(Washington, DC) Gen. Keith Alexander, Director of the National Security Agency (NSA), denied today a Washington Post report that the intelligence agency has secretly broken into communications links that connect Yahoo and Google data centers around the world. Speaking at a Bloomberg Government cybersecurity conference, Alexander was--within minutes of the report's publication--asked about this latest bombshell revelation stemming from the documents obtained by former NSA contractor Edward Snowden.
"Not to my knowledge. That has never happened," Alexander said when asked if it's true that NSA secretly infiltrates the two Internet giant's networks. Alexander's further denial seemed to be premised on the erroneous notion that this latest report dealt with court orders for surveillance data from the Foreign Intelligence Surveillance Court (FISC), an entirely different and legal, although murky, form of NSA data collection that came to light earlier this year. "Those companies are compelled to work with us," he said. "These are specific requirements that come via court order....We go through a court order, we issue that order to them through the FBI."

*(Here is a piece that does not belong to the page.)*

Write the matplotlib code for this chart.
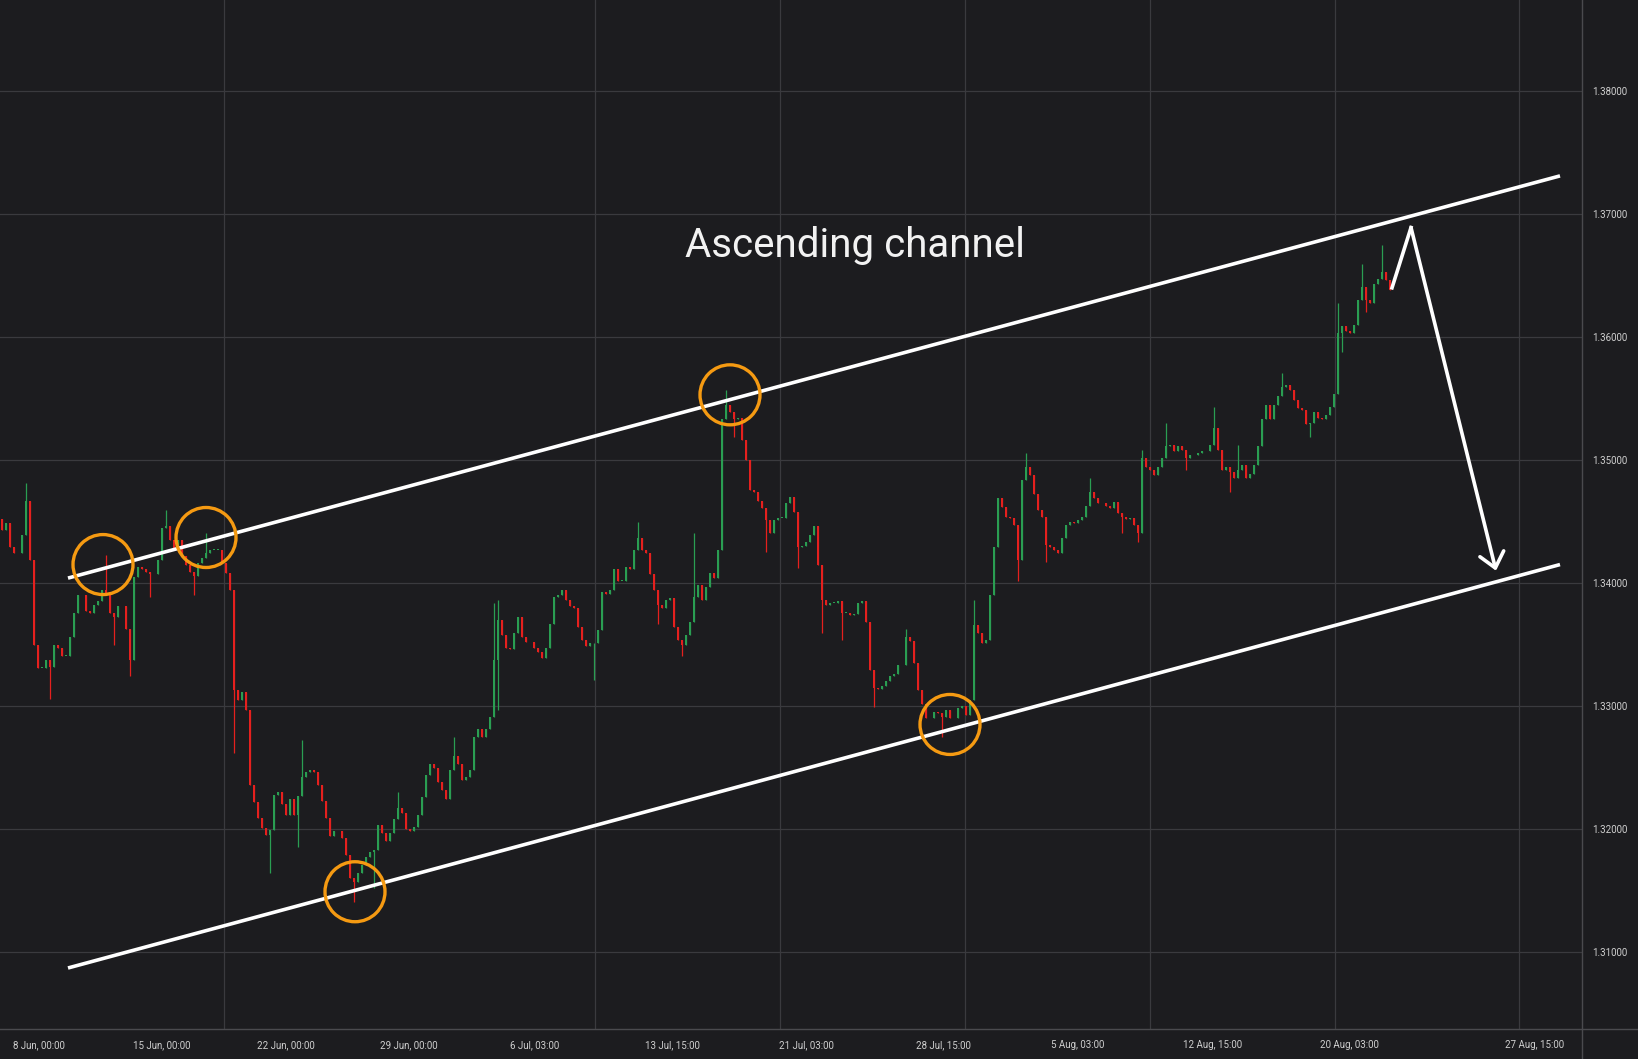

Both the Washington Post and The Guardian began their series on the Snowden documents by revealing a "front door" NSA program called PRISM, under which NSA petitions the FISC to obtain user data from Internet companies, including Google and Yahoo. However, today's Washington Post report reveals a secret initiative under which NSA uses a data extraction tool called MUSCULAR, which is operated jointly with GCHQ, the British intelligence agency.
Although Yahoo and Google are aware of and comply with the FISC orders, even while sometimes fighting them, both companies express in the Post article surprise and anger over the possible infiltration of their data communications links without their permission. Those links are not encrypted (Google is in the process of putting that measure into place) but the NSA seemingly did have to infiltrate what the Post calls "gold standard" security measures to gain access to the companies' networks.